Dalam Kitab Pertama Injil (Injil Matius) kita membaca, “Orang yang pertama datang tatkala Isa baru lahir adalah beberapa orang bijak dari Timur yang disebut sebagai, “Magus.”[7]
“Beginilah firman TUHAN: "Inilah firman-Ku kepada orang yang Kuurapi, kepada Koresh yang tangan kanannya Kupegang supaya Aku menundukkan bangsa-bangsa di depannya dan melucuti raja-raja, supaya Aku membuka pintu-pintu di depannya dan supaya pintu-pintu gerbang tidak tinggal tertutup.” (Yesaya 45:1)[8]
Sepanjang beberapa ratus tahun yang lalu, para penganut ajaran Zoroaster menjaga agama di antara agama-agama yang ada di dunia lebih banyak yang sifatnya warisan. Pada hakikatnya dewasa ini pengikut agama Zoroaster sangat sedikit jumlahnya dan merupakan komunitas agama yang paling kecil di antara agama-agama hidup di dunia.[9] Pada masa kini, di antara mereka terdapat serataus lima puluh ribu dari mereka yang tinggal di India dan kurang lebih sebanyak lima puluh ribu orang yang bermukim di Yazd, Kerman dan Teheran.[10]
Kitab Pengikut Zoroaster
Avesta adalah kitab para pengikut agama Zoroaster yang bermakna asas, fondasi dan teks. Kitab ini ditulis dengan huruf dan bahasa Avesta yang mengacu pada masa Iran kuno dan memiliki akar persamaan dengan bahasa-bahasa Pahlevi dan Sanskerta. Pengikut agama Zoroaster di samping Avesta, juga memiliki sebuah kitab tafsir yang bernama Zand-i Avesta dan kitab suci lainnya dalam bahasa Pahlevi.[11] [iQuest]
Sehubungan dengan Keyakinan Umat Zoroaster silahkan lihat Pertanyaan 5828 (Site: 6056).
[1]. Husain Taufiqi, Âsynâi ba Adyân-e Buzurgh, hal. 56, Nasyr Samt, Teheran, 1386.
[2]. Syaikh Mufid, Tashih al-I’tiqâdât, hal. 134, Catatan Kaki.
[3]. “Sesungguhnya orang-orang beriman, orang-orang Yahudi, orang-orang Shâbi’în (para penyembah bintang), orang-orang Nasrani, orang-orang Majusi, dan orang-orang musyrik, Allah akan memberi keputusan di antara mereka pada hari kiamat. Sesungguhnya Allah menyaksikan segala sesuatu.” (Qs. Al-Hajj [22]:17)

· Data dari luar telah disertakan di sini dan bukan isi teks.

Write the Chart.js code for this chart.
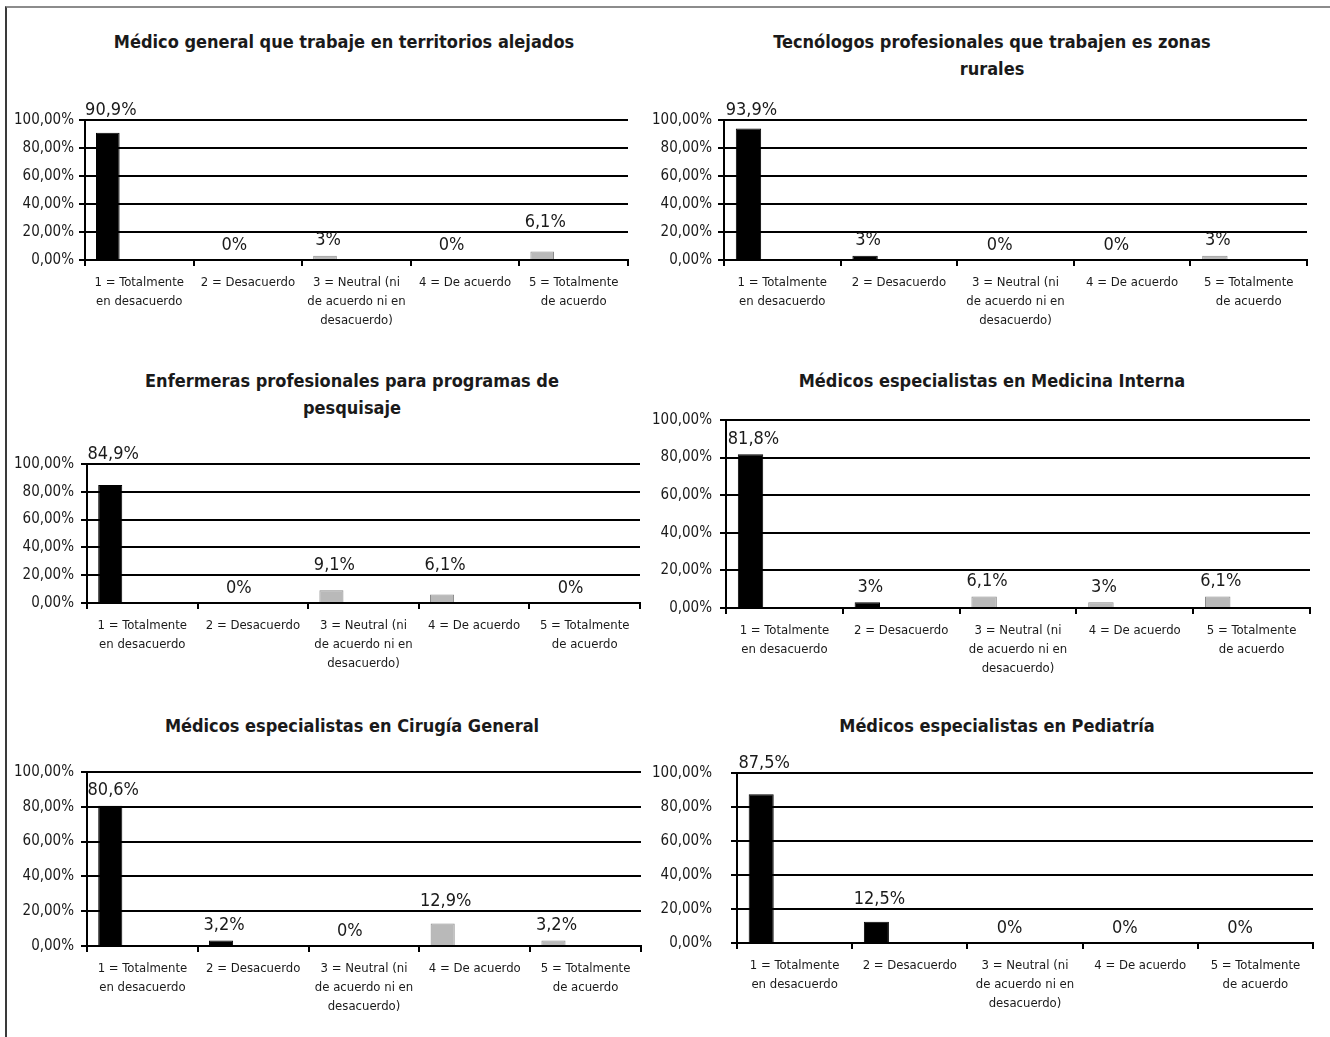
<!DOCTYPE html>
<html>
<head>
<meta charset="utf-8">
<title>Encuesta - necesidades de personal</title>
<script src="https://cdn.jsdelivr.net/npm/chart.js@4.4.1/dist/chart.umd.min.js"></script>
<style>
  body { margin: 0; background: #fff; width: 1330px; height: 1037px; overflow: hidden; position: relative; }
  .frame { position: absolute; left: 5px; top: 6px; right: 0; bottom: 0; border-top: 2px solid #8c8c8c; border-left: 2px solid #3a3a3a; }
  .panel { position: absolute; }
  .title {
    position: absolute; width: 600px; text-align: center; white-space: nowrap;
    font: bold 18px/27px "DejaVu Sans Condensed", "Liberation Sans", sans-serif; color: #1a1a1a;
  }
</style>
</head>
<body>
<div class="frame"></div>
<div id="charts"></div>
<script>
// Likert categories (tick labels, already wrapped like the original)
const categories = [
    ['1 = Totalmente', 'en desacuerdo'],
    ['2 = Desacuerdo'],
    ['3 = Neutral (ni', 'de acuerdo ni en', 'desacuerdo)'],
    ['4 = De acuerdo'],
    ['5 = Totalmente', 'de acuerdo']
];

const titles = [
    ['Médico general que trabaje en territorios alejados'],
    ['Tecnólogos profesionales que trabajen es zonas', 'rurales'],
    ['Enfermeras profesionales para programas de', 'pesquisaje'],
    ['Médicos especialistas en Medicina Interna'],
    ['Médicos especialistas en Cirugía General'],
    ['Médicos especialistas en Pediatría']
];

// Percent of answers per category
const medicoGeneral = [90.9, 0, 3, 0, 6.1];
const tecnologos = [93.9, 3, 0, 0, 3];
const enfermeras = [84.9, 0, 9.1, 6.1, 0];
const medicinaInterna = [81.8, 3, 6.1, 3, 6.1];
const cirugiaGeneral = [80.6, 3.2, 0, 12.9, 3.2];
const pediatria = [87.5, 12.5, 0, 0, 0];

const yTicks = [0, 20, 40, 60, 80, 100];

const seriesList = [medicoGeneral, tecnologos, enfermeras, medicinaInterna, cirugiaGeneral, pediatria];

// where each small chart sits on the page (titleX/titleY = centre of the first title line)
const layout = [
    { left: 8,   titleX: 344, top: 60,  titleY: 41,  plotTop: 120, plotBottom: 260, axisX: 85,  plotRight: 628,  tickPad: 5 },
    { left: 645, titleX: 992, top: 60,  titleY: 41,  plotTop: 120, plotBottom: 260, axisX: 724, plotRight: 1307, tickPad: 6 },
    { left: 8,   titleX: 352, top: 420, titleY: 380, plotTop: 464, plotBottom: 603, axisX: 87,  plotRight: 640,  tickPad: 7 },
    { left: 645, titleX: 992, top: 395, titleY: 380, plotTop: 420, plotBottom: 608, axisX: 726, plotRight: 1310, tickPad: 8 },
    { left: 8,   titleX: 352, top: 740, titleY: 725, plotTop: 772, plotBottom: 946, axisX: 87,  plotRight: 641,  tickPad: 7 },
    { left: 645, titleX: 997, top: 740, titleY: 725, plotTop: 773, plotBottom: 943, axisX: 737, plotRight: 1313, tickPad: 19 }
];

const barColors = ['#000000', '#000000', '#b9b9b9', '#b9b9b9', '#b9b9b9'];
const barBorders = ['#000000', '#000000', '#8a8a8a', '#8a8a8a', '#8a8a8a'];

const FONT = '"DejaVu Sans Condensed", "Liberation Sans", sans-serif';
const TEXT = '#1a1a1a';
const TITLE_LINE = 27;
const X_AXIS_H = 80;
const RIGHT_PAD = 12;

Chart.defaults.font.family = FONT;
Chart.defaults.color = TEXT;

function pct(v) {
    return String(v).replace('.', ',') + '%';
}

// value labels above the bars; a label that would sit on a gridline is moved just above it
// (the 0% ones sit a bit to the right, like in Excel)
const valueLabels = {
    id: 'valueLabels',
    afterDatasetsDraw(chart) {
        const ctx = chart.ctx;
        const values = chart.data.datasets[0].data;
        const lines = yTicks.map(v => chart.scales.y.getPixelForValue(v));
        ctx.save();
        ctx.font = '18px ' + FONT;
        ctx.fillStyle = TEXT;
        ctx.textAlign = 'center';
        ctx.textBaseline = 'bottom';
        chart.getDatasetMeta(0).data.forEach((bar, i) => {
            let bottom = bar.y - 6;
            const hit = lines.find(ly => ly > bottom - 16 && ly < bottom - 1);
            if (hit !== undefined) bottom = hit - 1;
            const dx = values[i] === 0 ? 18 : 3;
            ctx.fillText(pct(values[i]), bar.x + dx, bottom);
        });
        ctx.restore();
    }
};

function makeChart(i) {
    const box = layout[i];
    const holder = document.getElementById('charts');

    // chart heading
    const title = document.createElement('div');
    title.className = 'title';
    title.innerHTML = titles[i].join('<br>');
    title.style.left = (box.titleX - 300) + 'px';
    title.style.top = (box.titleY - TITLE_LINE / 2) + 'px';
    holder.appendChild(title);

    const panel = document.createElement('div');
    panel.className = 'panel';
    panel.style.left = box.left + 'px';
    panel.style.top = box.top + 'px';
    panel.style.width = (box.plotRight + RIGHT_PAD - box.left) + 'px';
    panel.style.height = (box.plotBottom + X_AXIS_H - box.top) + 'px';
    const canvas = document.createElement('canvas');
    panel.appendChild(canvas);
    holder.appendChild(panel);

    const empty = categories.map(() => null);

    return new Chart(canvas, {
        type: 'bar',
        data: {
            labels: categories,
            datasets: [
                {
                    data: seriesList[i],
                    backgroundColor: barColors,
                    borderColor: barBorders,
                    borderWidth: 1,
                    categoryPercentage: 0.87,
                    barPercentage: 0.75
                },
                // the original workbook had extra (empty) series, which pushes the bars left
                { data: empty, categoryPercentage: 0.87, barPercentage: 0.75 },
                { data: empty, categoryPercentage: 0.87, barPercentage: 0.75 }
            ]
        },
        options: {
            responsive: true,
            maintainAspectRatio: false,
            animation: false,
            layout: { padding: { left: 0, right: RIGHT_PAD, top: box.plotTop - box.top, bottom: 0 } },
            plugins: {
                legend: { display: false },
                tooltip: { enabled: false },
                title: { display: false }
            },
            scales: {
                x: {
                    offset: true,
                    grid: { display: true, offset: true, drawOnChartArea: false, drawTicks: true, tickLength: 6, color: '#000', lineWidth: 2 },
                    border: { display: true, color: '#000', width: 2 },
                    ticks: { font: { size: 13, lineHeight: 19 / 13 }, color: TEXT, padding: 7, maxRotation: 0, autoSkip: false },
                    afterFit: s => { s.height = X_AXIS_H; }
                },
                y: {
                    min: 0,
                    max: 100,
                    afterBuildTicks: s => { s.ticks = yTicks.map(v => ({ value: v })); },
                    grid: { color: '#000', lineWidth: 2, tickLength: 6, drawTicks: true },
                    border: { display: true, color: '#000', width: 2 },
                    ticks: { font: { size: 15 }, color: TEXT, padding: box.tickPad, callback: v => v.toFixed(2).replace('.', ',') + '%' },
                    afterFit: s => { s.width = box.axisX - box.left; }
                }
            }
        },
        plugins: [valueLabels]
    });
}

document.addEventListener('DOMContentLoaded', () => {
    seriesList.forEach((_, i) => makeChart(i));
});
</script>
</body>
</html>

[4]. Abduali bin Jum’ah ‘Arusi Huwaizi, Tafsir Nur al-Tsaqalain, jil. 3, hal. 457, Ismaliyyan, Qum, 1415 H.
[5]. Makarim Syirazi, Tafsir Nemune, jil. 14, hal. 44, Dar al-Kutub al-Islamiyah, Teheran, 1374 S.
[6]. Âsynâi ba Adyân-e Buzurgh, hal. 62.
[7]. Robert Hume, Adyân Zendeh Jahân (The World’s Living Religions), terjemahan Persia oleh Abdurrahim Gawahi, hal. 268, Daftar Nasyr Farhang Islami, 1369 S.
[8]. Sesuai dengan nukilan dari buku Adyân-e Zendeh Jahân.
[9]. Adyân-e Zendeh Jahân, hal. 269.
[10]. Âsynâi ba Adyân-e Buzurgh, hal. 62.
[11]. Âsynâi ba Adyân-e Buzurgh, hal. 58 dan 59.